Your objective: Identify each line below that contains the word "this", and copy it out.
# Start of Records to process
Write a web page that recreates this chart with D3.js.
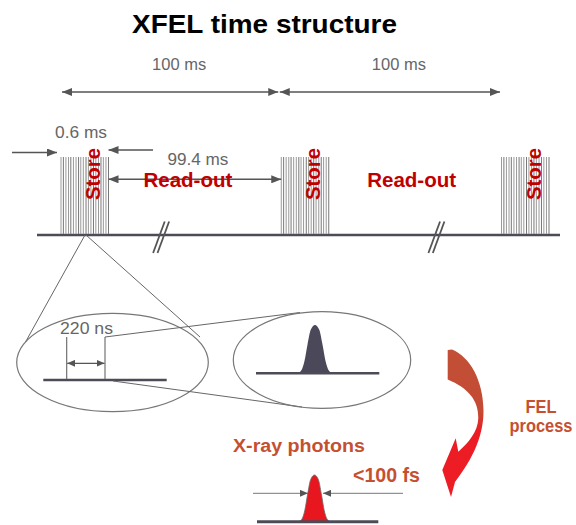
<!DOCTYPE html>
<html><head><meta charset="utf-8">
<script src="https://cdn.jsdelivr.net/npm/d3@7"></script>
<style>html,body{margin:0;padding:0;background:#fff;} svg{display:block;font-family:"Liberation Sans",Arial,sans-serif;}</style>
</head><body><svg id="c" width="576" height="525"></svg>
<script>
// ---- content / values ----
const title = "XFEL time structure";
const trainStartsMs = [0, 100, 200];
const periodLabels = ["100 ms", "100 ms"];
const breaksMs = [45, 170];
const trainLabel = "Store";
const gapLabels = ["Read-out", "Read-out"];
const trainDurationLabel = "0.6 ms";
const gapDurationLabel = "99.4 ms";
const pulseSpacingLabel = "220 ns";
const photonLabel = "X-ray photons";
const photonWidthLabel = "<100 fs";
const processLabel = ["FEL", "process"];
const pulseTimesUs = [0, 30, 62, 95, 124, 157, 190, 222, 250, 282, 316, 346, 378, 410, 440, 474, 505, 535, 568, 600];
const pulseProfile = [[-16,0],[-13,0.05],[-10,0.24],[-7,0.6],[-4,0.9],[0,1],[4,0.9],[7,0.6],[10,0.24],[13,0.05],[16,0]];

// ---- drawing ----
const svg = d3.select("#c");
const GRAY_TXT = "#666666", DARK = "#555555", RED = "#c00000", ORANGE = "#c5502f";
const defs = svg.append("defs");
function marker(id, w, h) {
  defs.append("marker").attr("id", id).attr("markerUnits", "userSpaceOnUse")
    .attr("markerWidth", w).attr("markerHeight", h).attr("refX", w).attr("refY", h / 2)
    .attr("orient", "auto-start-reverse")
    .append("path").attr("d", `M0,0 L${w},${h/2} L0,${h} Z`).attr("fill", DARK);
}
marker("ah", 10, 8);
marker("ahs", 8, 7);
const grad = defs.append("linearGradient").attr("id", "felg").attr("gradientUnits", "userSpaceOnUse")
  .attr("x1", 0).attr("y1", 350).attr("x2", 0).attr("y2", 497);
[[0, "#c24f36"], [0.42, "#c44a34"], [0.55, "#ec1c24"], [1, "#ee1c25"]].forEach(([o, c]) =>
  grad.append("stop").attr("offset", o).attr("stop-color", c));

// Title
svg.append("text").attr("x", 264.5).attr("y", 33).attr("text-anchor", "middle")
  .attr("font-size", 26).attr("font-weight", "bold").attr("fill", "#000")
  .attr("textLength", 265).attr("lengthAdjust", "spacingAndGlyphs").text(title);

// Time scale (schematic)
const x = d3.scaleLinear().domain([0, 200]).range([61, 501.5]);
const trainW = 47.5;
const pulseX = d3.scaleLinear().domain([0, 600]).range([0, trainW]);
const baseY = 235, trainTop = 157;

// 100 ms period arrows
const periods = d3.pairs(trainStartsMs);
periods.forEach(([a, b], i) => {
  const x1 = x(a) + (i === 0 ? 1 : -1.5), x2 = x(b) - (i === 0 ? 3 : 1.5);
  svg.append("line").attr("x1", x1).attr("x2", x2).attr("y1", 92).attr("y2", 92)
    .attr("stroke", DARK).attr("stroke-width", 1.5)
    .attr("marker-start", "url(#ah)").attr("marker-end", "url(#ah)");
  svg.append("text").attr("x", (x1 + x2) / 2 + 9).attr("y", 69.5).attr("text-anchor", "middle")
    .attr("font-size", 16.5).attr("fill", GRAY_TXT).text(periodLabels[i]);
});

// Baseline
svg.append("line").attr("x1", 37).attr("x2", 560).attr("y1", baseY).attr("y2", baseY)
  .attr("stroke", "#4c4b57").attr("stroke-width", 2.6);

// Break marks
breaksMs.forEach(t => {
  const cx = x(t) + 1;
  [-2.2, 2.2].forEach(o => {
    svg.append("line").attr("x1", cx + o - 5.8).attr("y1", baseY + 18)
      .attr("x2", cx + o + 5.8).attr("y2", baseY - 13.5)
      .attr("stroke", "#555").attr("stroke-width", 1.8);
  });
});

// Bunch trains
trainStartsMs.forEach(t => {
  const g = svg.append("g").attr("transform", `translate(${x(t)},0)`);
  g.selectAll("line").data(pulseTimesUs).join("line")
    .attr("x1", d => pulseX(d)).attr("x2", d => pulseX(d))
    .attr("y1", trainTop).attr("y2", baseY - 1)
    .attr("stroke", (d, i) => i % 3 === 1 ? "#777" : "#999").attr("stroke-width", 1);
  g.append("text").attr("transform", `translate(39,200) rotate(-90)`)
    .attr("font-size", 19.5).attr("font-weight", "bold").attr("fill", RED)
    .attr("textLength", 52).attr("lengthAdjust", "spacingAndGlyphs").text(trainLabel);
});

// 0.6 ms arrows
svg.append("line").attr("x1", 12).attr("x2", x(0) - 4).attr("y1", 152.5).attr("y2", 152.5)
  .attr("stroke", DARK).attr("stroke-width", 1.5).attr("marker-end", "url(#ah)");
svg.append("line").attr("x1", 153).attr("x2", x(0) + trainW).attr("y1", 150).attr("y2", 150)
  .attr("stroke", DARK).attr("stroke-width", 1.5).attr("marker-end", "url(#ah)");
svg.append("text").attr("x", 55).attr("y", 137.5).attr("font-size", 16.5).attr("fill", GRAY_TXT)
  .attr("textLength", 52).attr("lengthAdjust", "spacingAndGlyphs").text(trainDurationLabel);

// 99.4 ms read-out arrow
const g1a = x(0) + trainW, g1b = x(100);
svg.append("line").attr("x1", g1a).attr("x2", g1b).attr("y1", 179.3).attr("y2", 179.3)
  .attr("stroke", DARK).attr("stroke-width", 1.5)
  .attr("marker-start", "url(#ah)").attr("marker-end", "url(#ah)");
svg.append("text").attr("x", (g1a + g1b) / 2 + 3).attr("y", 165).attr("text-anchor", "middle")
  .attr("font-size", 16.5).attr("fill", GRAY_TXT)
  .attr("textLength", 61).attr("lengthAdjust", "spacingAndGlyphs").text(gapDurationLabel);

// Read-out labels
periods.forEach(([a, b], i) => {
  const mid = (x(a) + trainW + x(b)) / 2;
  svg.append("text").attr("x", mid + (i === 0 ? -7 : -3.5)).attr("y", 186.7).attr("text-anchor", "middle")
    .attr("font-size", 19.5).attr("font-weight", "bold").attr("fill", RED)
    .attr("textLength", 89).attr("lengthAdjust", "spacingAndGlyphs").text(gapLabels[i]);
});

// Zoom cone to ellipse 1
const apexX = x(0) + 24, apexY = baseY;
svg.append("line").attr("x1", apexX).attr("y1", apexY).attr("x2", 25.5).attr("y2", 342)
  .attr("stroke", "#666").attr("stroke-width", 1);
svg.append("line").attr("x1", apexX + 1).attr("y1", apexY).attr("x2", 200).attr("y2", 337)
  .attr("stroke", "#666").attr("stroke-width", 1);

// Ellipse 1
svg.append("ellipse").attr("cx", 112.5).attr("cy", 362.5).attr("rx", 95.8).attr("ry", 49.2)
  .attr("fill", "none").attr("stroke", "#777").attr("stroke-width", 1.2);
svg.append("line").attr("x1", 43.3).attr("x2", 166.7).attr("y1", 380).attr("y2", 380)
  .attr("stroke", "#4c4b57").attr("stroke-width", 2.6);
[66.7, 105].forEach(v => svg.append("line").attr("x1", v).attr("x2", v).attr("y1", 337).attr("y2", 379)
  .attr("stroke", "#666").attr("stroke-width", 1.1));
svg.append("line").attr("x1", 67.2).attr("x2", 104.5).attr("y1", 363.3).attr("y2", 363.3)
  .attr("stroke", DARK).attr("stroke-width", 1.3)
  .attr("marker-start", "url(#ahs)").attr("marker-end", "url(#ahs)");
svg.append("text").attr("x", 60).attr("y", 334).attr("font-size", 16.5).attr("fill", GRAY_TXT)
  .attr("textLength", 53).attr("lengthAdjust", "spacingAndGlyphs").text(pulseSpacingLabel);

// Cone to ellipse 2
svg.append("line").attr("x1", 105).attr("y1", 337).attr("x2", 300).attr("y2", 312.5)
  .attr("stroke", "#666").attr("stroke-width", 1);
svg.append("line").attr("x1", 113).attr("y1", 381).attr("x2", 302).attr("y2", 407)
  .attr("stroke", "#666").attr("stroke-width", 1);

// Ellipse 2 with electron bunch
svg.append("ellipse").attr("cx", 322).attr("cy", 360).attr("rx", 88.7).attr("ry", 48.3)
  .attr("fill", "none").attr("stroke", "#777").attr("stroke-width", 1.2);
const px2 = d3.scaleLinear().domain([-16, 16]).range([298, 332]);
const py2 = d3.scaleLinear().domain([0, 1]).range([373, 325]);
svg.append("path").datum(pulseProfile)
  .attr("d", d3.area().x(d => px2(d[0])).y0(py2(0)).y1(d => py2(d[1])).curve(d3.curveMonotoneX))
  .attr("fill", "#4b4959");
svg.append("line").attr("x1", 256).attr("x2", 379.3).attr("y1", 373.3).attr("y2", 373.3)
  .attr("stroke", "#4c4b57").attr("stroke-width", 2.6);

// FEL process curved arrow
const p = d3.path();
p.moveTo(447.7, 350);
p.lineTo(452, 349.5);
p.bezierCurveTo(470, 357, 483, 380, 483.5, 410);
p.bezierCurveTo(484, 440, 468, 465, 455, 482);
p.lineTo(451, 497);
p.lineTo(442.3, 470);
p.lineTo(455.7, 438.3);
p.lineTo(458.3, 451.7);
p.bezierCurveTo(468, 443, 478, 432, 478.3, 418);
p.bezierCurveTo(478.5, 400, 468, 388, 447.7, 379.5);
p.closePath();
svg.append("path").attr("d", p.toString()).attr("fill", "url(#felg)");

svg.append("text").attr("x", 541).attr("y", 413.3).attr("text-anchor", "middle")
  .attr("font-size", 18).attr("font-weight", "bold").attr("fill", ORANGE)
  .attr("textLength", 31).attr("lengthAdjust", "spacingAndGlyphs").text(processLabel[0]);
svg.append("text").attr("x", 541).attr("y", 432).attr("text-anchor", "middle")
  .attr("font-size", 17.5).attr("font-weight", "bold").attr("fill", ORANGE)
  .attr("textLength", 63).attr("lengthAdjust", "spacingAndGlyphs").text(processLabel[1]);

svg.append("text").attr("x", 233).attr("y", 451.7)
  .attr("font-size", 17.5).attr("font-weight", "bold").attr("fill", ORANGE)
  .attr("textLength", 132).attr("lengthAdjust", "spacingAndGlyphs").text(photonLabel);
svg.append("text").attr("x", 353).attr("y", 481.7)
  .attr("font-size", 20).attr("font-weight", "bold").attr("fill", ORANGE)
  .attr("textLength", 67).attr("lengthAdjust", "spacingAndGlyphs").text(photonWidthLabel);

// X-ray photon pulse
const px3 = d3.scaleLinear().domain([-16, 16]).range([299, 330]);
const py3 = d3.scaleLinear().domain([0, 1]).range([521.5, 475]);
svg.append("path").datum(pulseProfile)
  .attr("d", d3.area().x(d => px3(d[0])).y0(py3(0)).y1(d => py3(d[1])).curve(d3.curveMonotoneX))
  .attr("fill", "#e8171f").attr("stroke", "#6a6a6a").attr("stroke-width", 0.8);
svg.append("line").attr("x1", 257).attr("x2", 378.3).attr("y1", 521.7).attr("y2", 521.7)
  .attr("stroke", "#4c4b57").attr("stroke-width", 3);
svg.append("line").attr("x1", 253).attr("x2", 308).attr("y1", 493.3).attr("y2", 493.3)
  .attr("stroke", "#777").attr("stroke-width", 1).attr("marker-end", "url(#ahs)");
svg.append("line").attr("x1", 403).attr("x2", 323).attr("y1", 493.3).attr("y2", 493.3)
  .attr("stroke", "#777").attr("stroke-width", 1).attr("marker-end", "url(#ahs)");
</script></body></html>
# End of Records to process
# Start of Records to process
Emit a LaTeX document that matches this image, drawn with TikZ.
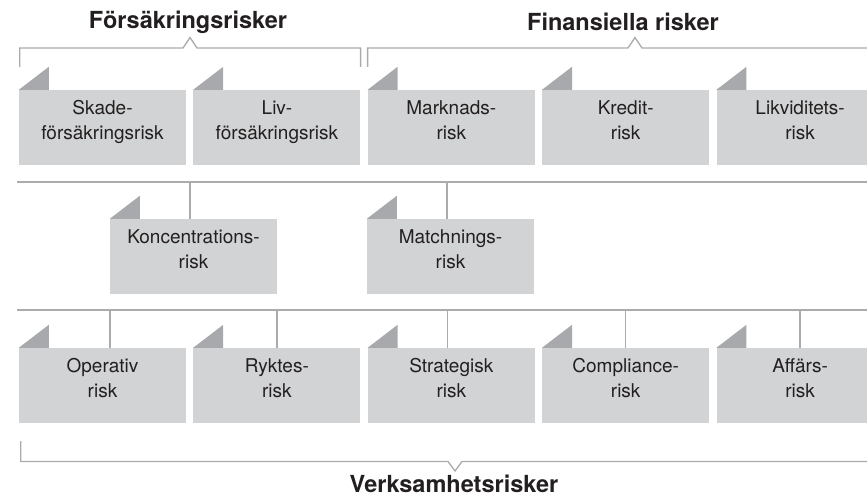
# End of Records to process
Correct output:
Write a web page that recreates this chart with D3.js.
Emit a LaTeX document that matches this image, drawn with TikZ.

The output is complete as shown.